- [Information supplied]:
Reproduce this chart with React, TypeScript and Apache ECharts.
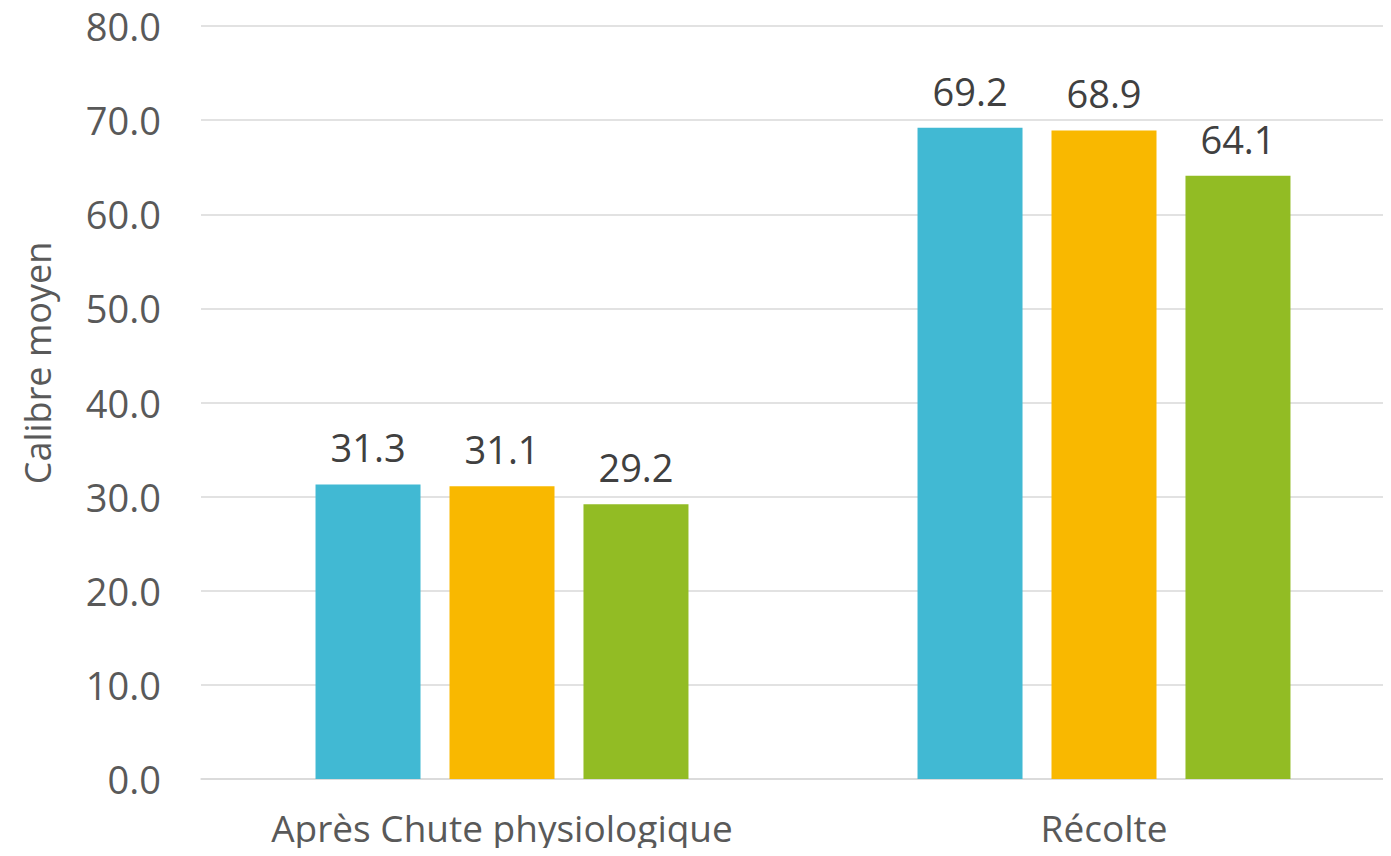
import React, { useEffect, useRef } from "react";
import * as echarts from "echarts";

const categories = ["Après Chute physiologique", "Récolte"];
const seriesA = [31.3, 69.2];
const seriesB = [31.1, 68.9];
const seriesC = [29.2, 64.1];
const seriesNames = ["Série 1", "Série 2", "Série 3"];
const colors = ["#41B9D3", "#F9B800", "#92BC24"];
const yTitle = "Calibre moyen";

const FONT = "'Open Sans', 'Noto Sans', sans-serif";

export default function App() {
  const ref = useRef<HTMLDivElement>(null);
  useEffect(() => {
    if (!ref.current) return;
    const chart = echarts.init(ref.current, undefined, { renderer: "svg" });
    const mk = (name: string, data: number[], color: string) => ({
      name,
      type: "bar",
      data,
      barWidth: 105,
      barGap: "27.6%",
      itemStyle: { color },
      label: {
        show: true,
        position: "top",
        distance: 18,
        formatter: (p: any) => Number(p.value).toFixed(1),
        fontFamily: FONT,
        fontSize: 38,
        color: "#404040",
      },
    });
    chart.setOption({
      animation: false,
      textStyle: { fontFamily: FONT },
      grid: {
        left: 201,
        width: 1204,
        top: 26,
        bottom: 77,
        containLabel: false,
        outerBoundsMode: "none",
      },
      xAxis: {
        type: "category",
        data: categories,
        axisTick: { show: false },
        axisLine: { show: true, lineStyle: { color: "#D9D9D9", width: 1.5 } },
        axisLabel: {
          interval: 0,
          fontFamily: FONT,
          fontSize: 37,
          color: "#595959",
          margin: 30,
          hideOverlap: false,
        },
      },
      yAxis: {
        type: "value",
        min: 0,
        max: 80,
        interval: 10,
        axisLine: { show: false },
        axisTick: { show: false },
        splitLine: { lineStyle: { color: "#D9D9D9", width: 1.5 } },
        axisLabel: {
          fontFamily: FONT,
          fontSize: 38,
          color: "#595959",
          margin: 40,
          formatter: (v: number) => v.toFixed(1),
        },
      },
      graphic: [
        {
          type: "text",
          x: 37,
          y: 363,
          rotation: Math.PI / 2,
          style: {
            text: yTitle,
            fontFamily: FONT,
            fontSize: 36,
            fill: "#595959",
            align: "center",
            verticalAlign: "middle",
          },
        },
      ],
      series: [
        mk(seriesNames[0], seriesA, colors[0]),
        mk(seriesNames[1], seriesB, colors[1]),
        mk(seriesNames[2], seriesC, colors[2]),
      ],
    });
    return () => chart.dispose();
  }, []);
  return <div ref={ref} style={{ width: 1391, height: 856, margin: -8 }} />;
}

- [Objective]: Repeat all of the data above word for word, minus the pictures.

- [Solution to the problem]:
Reproduce this chart with React, TypeScript and Apache ECharts.
import React, { useEffect, useRef } from "react";
import * as echarts from "echarts";

const categories = ["Après Chute physiologique", "Récolte"];
const seriesA = [31.3, 69.2];
const seriesB = [31.1, 68.9];
const seriesC = [29.2, 64.1];
const seriesNames = ["Série 1", "Série 2", "Série 3"];
const colors = ["#41B9D3", "#F9B800", "#92BC24"];
const yTitle = "Calibre moyen";

const FONT = "'Open Sans', 'Noto Sans', sans-serif";

export default function App() {
  const ref = useRef<HTMLDivElement>(null);
  useEffect(() => {
    if (!ref.current) return;
    const chart = echarts.init(ref.current, undefined, { renderer: "svg" });
    const mk = (name: string, data: number[], color: string) => ({
      name,
      type: "bar",
      data,
      barWidth: 105,
      barGap: "27.6%",
      itemStyle: { color },
      label: {
        show: true,
        position: "top",
        distance: 18,
        formatter: (p: any) => Number(p.value).toFixed(1),
        fontFamily: FONT,
        fontSize: 38,
        color: "#404040",
      },
    });
    chart.setOption({
      animation: false,
      textStyle: { fontFamily: FONT },
      grid: {
        left: 201,
        width: 1204,
        top: 26,
        bottom: 77,
        containLabel: false,
        outerBoundsMode: "none",
      },
      xAxis: {
        type: "category",
        data: categories,
        axisTick: { show: false },
        axisLine: { show: true, lineStyle: { color: "#D9D9D9", width: 1.5 } },
        axisLabel: {
          interval: 0,
          fontFamily: FONT,
          fontSize: 37,
          color: "#595959",
          margin: 30,
          hideOverlap: false,
        },
      },
      yAxis: {
        type: "value",
        min: 0,
        max: 80,
        interval: 10,
        axisLine: { show: false },
        axisTick: { show: false },
        splitLine: { lineStyle: { color: "#D9D9D9", width: 1.5 } },
        axisLabel: {
          fontFamily: FONT,
          fontSize: 38,
          color: "#595959",
          margin: 40,
          formatter: (v: number) => v.toFixed(1),
        },
      },
      graphic: [
        {
          type: "text",
          x: 37,
          y: 363,
          rotation: Math.PI / 2,
          style: {
            text: yTitle,
            fontFamily: FONT,
            fontSize: 36,
            fill: "#595959",
            align: "center",
            verticalAlign: "middle",
          },
        },
      ],
      series: [
        mk(seriesNames[0], seriesA, colors[0]),
        mk(seriesNames[1], seriesB, colors[1]),
        mk(seriesNames[2], seriesC, colors[2]),
      ],
    });
    return () => chart.dispose();
  }, []);
  return <div ref={ref} style={{ width: 1391, height: 856, margin: -8 }} />;
}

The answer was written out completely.